Ivanov telephoned Andropov, and we both spoke to him on a secure Lubyanka line. I described the plot and said we were ready to abduct the CIA agent.
"A kidnapping!" barked Andropov. "Are you crazy?"
"But you gave your permission," I said.
"Maybe I did," Andropov replied, "but I am against it now. We shouldn't do this kind of thing. What if your plan goes awry and somehow the Americans find out about it? Are you going to start a war? They would start kidnapping our people all around the world, and they're better equipped for nabbing our people than we are for kidnapping theirs. It will turn into a war of Intelligence services. It will do us no good whatsoever."
"The Americans won't find out," I replied, still confident it would have been a sanitized way to get our hands on a CIA officer and interrogate him. "The Palestinians can pull it off. I know it."

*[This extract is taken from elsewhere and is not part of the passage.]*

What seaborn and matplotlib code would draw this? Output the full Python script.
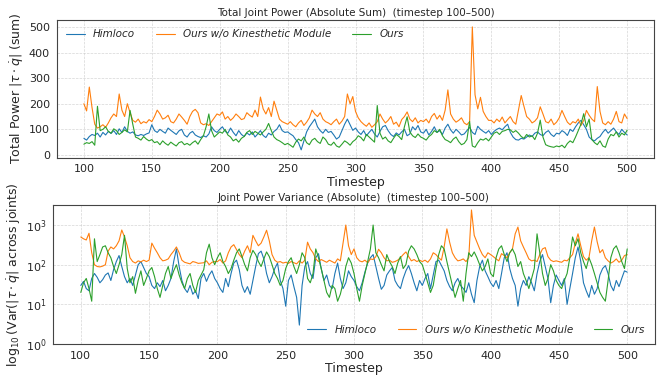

"No, I don't trust these Palestinians," said Andropov. "Don't do it. I forbid you."
A one-minute phone conversation with Andropov had wiped out six months of planning and preparations.
Nearly a decade later, Iranian-backed Hezbollah terrorists kidnapped the CIA station chief in Beirut, William Buckley. Under horrible torture, they extracted from Buckley everything he knew about CIA operations. The American died from the interrogation. By then I was no longer involved in foreign operations, but I am confident the KGB had nothing to do with Buckley's abduction or torture, though it is a virtual certainty that the transcript of Buckley's interrogation - the Hezbollah butchers recorded it - was eventually sold to the KGB, and probably for a very handsome sum.
(Excerpt) Read more at allbookstores.com ...
Ones like him wound themselves not compatible with new situation in Russia. They lost their jobs due to poor performance (or elimination of their positions) - and found nothing better to run around with so called exposures... Who can ever figure what is a true story and what is a fantasy-for-sale in his writings?